The exercise »
Only the lines from the top of the listing below to the line that has "from bokeh.resources import INLINE" should be echoed, with both ends kept and pictures left out.

Data for processing »

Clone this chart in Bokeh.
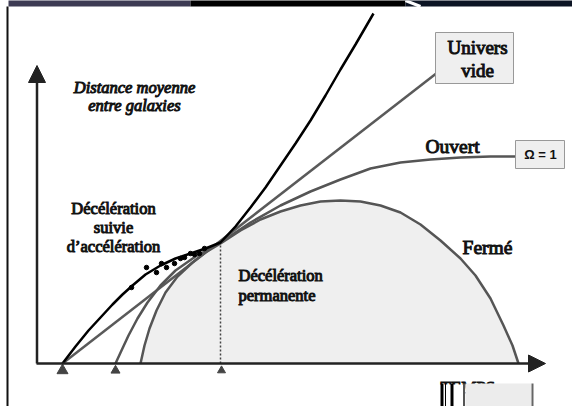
from bokeh.plotting import figure
from bokeh.models import Range1d, Arrow, NormalHead
from bokeh.core.properties import value
from bokeh.embed import file_html
from bokeh.resources import INLINE

# ---- data (time t, mean distance d; arbitrary units, origin at axes corner) ----
black_t = [26, 39, 52, 64, 76, 86, 96, 109, 124, 139, 154, 169, 184, 199, 214, 229, 244, 259, 274, 289, 304, 319, 337]
black_d = [0, 17, 33, 46, 59, 69, 78, 89, 98, 105, 110, 115, 121, 137, 156, 176, 198, 220, 243, 268, 294, 319, 350]

vide_t = [26, 401]
vide_d = [0, 291]

ouvert_t = [79, 85, 92, 101, 111, 124, 139, 159, 184, 214, 244, 274, 304, 334, 364, 394, 424, 454, 479]
ouvert_d = [0, 13, 28, 45, 61, 78, 93, 107, 121, 141, 158, 172, 184, 195, 201, 204, 206, 207, 207]

ferme_t = [104, 108, 113, 120, 129, 141, 156, 169, 184, 204, 224, 244, 264, 284, 304, 324, 344, 364, 384, 404, 424, 439, 454, 467, 476, 482]
ferme_d = [0, 18, 35, 53, 71, 87, 101, 111, 120, 133, 144, 152, 158, 162, 163, 162, 158, 151, 139, 123, 105, 88, 65, 38, 18, 0]

sn_t = [95, 110, 120, 125, 130, 138, 144, 148, 154, 158, 163, 168]
sn_d = [76, 96, 91, 100, 96, 100, 105, 106, 110, 109, 110, 115]

now_t = 184
now_d = 121
origins_t = [26, 79, 185]

p = figure(width=572, height=406, output_backend="svg", toolbar_location=None,
           x_axis_location=None, y_axis_location=None, min_border=0,
           x_range=Range1d(-36, 536), y_range=Range1d(-43, 363))
p.grid.visible = False
p.outline_line_color = None
p.background_fill_color = "white"

INK = "#111111"
SERIF = value("Liberation Serif")


def label(xs, ys, texts, size, style="normal", align="center", baseline="middle"):
    kw = dict(x=xs, y=ys, text=texts, text_font=SERIF, text_font_style=style,
              text_font_size=size, text_align=align, text_baseline=baseline,
              text_color=INK)
    try:
        p.text(text_outline_color=INK, **kw)
    except Exception:
        p.text(**kw)
        p.text(x_offset=0.8, **kw)


# slide header strip and left border
p.quad(left=[-28, 154, 369], right=[154, 369, 536], top=[364] * 3, bottom=[357] * 3,
       fill_color=["#3d3b53", "#000000", "#0c1424"], line_color=None)
p.segment(x0=[369], y0=[363], x1=[384], y1=[357], line_color="white", line_width=3)
p.segment(x0=[-29], y0=[-43], x1=[-29], y1=[357], line_color="#111111", line_width=2)

# filled region under the closed-universe curve
p.varea(x=ferme_t, y1=[0] * len(ferme_t), y2=ferme_d, fill_color="#efefef")

# present-time dotted line
p.segment(x0=[now_t], y0=[0], x1=[now_t], y1=[now_d], line_color="#444444",
          line_width=1.5, line_dash="2 2")

# curves
p.line(vide_t, vide_d, line_color="#5a5a5a", line_width=2.5)
p.line(ouvert_t, ouvert_d, line_color="#555555", line_width=2.5)
p.line(ferme_t, ferme_d, line_color="#555555", line_width=2.5)
p.line(black_t, black_d, line_color="#000000", line_width=2.5)

# observations
p.scatter(sn_t, sn_d, size=4.5, color="#000000")

# big-bang markers
p.scatter(origins_t, [-7, -7, -7], marker="triangle", size=[11, 9, 8], color="#444444")

# axes as arrows
p.add_layout(Arrow(end=NormalHead(size=17, fill_color="#222222", line_color="#222222"),
                   x_start=0.5, y_start=0, x_end=0.5, y_end=298,
                   line_color="#222222", line_width=2.5))
p.add_layout(Arrow(end=NormalHead(size=17, fill_color="#222222", line_color="#222222"),
                   x_start=0, y_start=0, x_end=509, y_end=0,
                   line_color="#222222", line_width=2.5))

# boxes
p.quad(left=[399], right=[477], top=[331], bottom=[280], fill_color="#efefef",
       line_color="#999999", line_width=1)
p.quad(left=[479], right=[528], top=[223], bottom=[195], fill_color="#efefef",
       line_color="#999999", line_width=1)

# labels
label([98, 98], [276, 258], ["Distance moyenne", "entre galaxies"], "16.5px", style="italic")
label([77, 77, 77], [155, 136, 117], ["Décélération", "suivie", "d’accélération"], "16.5px")
label([202, 202], [88, 68], ["Décélération", "permanente"], "16.5px", align="left")
label([441, 441], [316, 293], ["Univers", "vide"], "19px")
label([416], [217], ["Ouvert"], "19.5px")
label([451], [116], ["Fermé"], "19.5px")
p.text(x=[504], y=[209], text=["Ω = 1"],
       text_font=value("Liberation Sans"), text_font_style="bold", text_font_size="13px",
       text_align="center", text_baseline="middle", text_color=INK)

# garbled "TEMPS" label at bottom right
label([404], [-14], ["TEMPS"], "17px", align="left", baseline="top")
p.quad(left=[402], right=[429], top=[-21], bottom=[-43], fill_color="white", line_color=None)
p.quad(left=[429], right=[495], top=[-20], bottom=[-43], fill_color="#ececec", line_color=None)
p.segment(x0=[405.5, 409, 415.5], y0=[-20] * 3, x1=[405.5, 409, 415.5], y1=[-43] * 3,
          line_color="#000000", line_width=[3, 1, 3])
p.segment(x0=[427.5, 496], y0=[-20, -20], x1=[427.5, 496], y1=[-43, -43],
          line_color=["#555555", "#666666"], line_width=2)

open("out.html", "w").write(file_html(p, INLINE))
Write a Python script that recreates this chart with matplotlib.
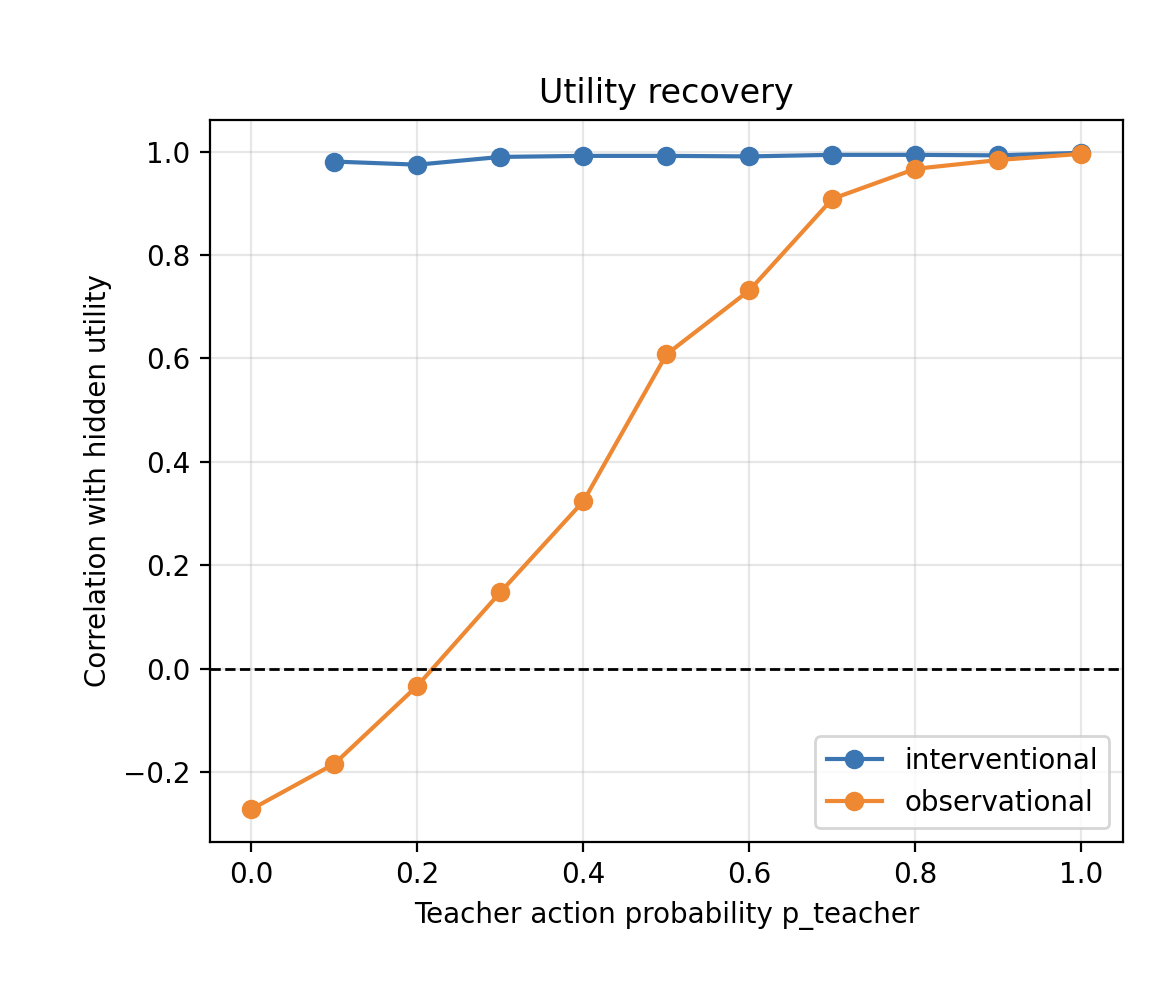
import matplotlib
matplotlib.use("Agg")
import matplotlib.pyplot as plt

p_teacher = [0.0, 0.1, 0.2, 0.3, 0.4, 0.5, 0.6, 0.7, 0.8, 0.9, 1.0]
p_interv = [0.1, 0.2, 0.3, 0.4, 0.5, 0.6, 0.7, 0.8, 0.9, 1.0]
interventional = [0.981, 0.975, 0.990, 0.992, 0.992, 0.991, 0.994, 0.994, 0.993, 0.998]
observational = [-0.272, -0.184, -0.033, 0.148, 0.324, 0.608, 0.732, 0.909, 0.967, 0.984, 0.996]

DPI = 200
fig = plt.figure(figsize=(1157/DPI, 998/DPI), dpi=DPI)
ax = fig.add_axes([0.1815, 0.1563, 0.9706-0.1815, 0.8798-0.1563])
ax.plot(p_interv, interventional, marker='o', color='#3b76b3', label='interventional')
ax.plot(p_teacher, observational, marker='o', color='#ee8833', label='observational')
ax.axhline(0, color='black', linestyle='--', linewidth=1)
ax.grid(True, alpha=0.3)
ax.set_xlabel('Teacher action probability p_teacher')
ax.set_ylabel('Correlation with hidden utility')
ax.set_title('Utility recovery')
ax.legend(loc='lower right')
fig.savefig('out.png', dpi=DPI)
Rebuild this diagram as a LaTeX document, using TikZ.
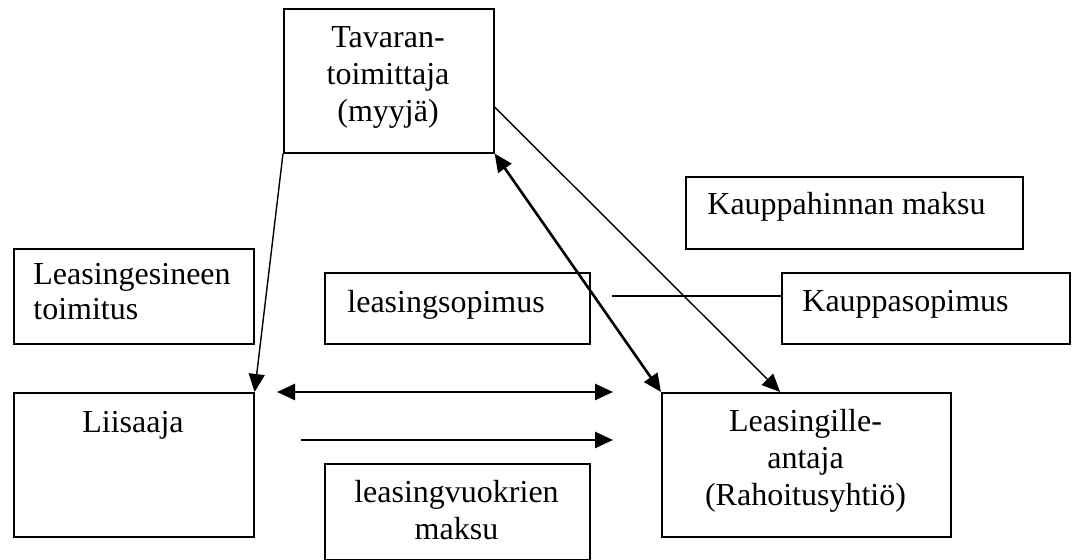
\documentclass[tikz,border=0pt]{standalone}
\usepackage{fontspec}
\setmainfont{Liberation Serif}
\usetikzlibrary{arrows.meta,calc}
\begin{document}
\begin{tikzpicture}[x=0.5pt,y=-0.5pt,
  box/.style={draw, line width=0.8pt, inner sep=0pt, anchor=north west},
  txt/.style={inner sep=0pt, font=\fontsize{16pt}{18.5pt}\selectfont},
  thinline/.style={line width=0.7pt},
  thickline/.style={line width=1.3pt},
  tipend/.style={-{Triangle[length=9pt,width=8pt]}},
  tipboth/.style={{Triangle[length=9pt,width=8pt]}-{Triangle[length=9pt,width=8pt]}}]
\useasboundingbox (0,0) rectangle (1077,560);
% boxes
\node[box, minimum width=105pt, minimum height=72pt] (sup) at (283,8) {};
\node[box, minimum width=120pt, minimum height=47.5pt] (les) at (13,248) {};
\node[box, minimum width=120pt, minimum height=72pt] (lii) at (13,392) {};
\node[box, minimum width=132.5pt, minimum height=35.5pt] (lso) at (324,272) {};
\node[box, minimum width=132.5pt, minimum height=48pt] (lvm) at (324,463) {};
\node[box, minimum width=144.5pt, minimum height=72pt] (lg) at (661,392) {};
\node[box, minimum width=168.5pt, minimum height=36pt] (khm) at (685,176) {};
\node[box, minimum width=144pt, minimum height=35.5pt] (ks) at (781,272) {};
% texts
\node[txt, anchor=base, text width=100pt, align=center] (supt) at (388,48) {Tavaran-\\toimittaja\\(myyjä)};
\node[txt, anchor=base west, text width=115pt, align=left, font=\fontsize{16pt}{17.5pt}\selectfont] (lest) at (33,285) {Leasingesineen\\toimitus};
\node[txt, anchor=base] (liit) at (133,433) {Liisaaja};
\node[txt, anchor=base west] (lsot) at (347,313) {leasingsopimus};
\node[txt, anchor=base, text width=130pt, align=center] (lvmt) at (456.5,503) {leasingvuokrien\\maksu};
\node[txt, anchor=base, text width=140pt, align=center] (lgt) at (805.5,432) {Leasingille-\\antaja\\(Rahoitusyhtiö)};
\node[txt, anchor=base west] (khmt) at (707,215) {Kauppahinnan maksu};
\node[txt, anchor=base west] (kst) at (802,312) {Kauppasopimus};
% connectors
\draw[thinline, tipend] (sup.south west) -- (lii.north east);
\draw[thickline, tipboth] (sup.south east) -- (lg.north west);
\draw[thinline, tipend] ($(sup.south east)!0.32!(sup.north east)$) -- ($(lg.north west)!0.41!(lg.north east)$);
\coordinate (d1) at (277,392);
\coordinate (d2) at (613,392);
\draw[thickline, tipboth] (d1) -- (d2);
\coordinate (p1) at (301,440);
\coordinate (p2) at (613,440);
\draw[thickline, tipend] (p1) -- (p2);
\coordinate (k1) at (612,296);
\draw[thinline] (k1) -- (k1 -| ks.west);
\end{tikzpicture}
\end{document}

Answer to the task »
Clone this chart in Bokeh.
from bokeh.plotting import figure
from bokeh.models import Range1d, Arrow, NormalHead
from bokeh.core.properties import value
from bokeh.embed import file_html
from bokeh.resources import INLINE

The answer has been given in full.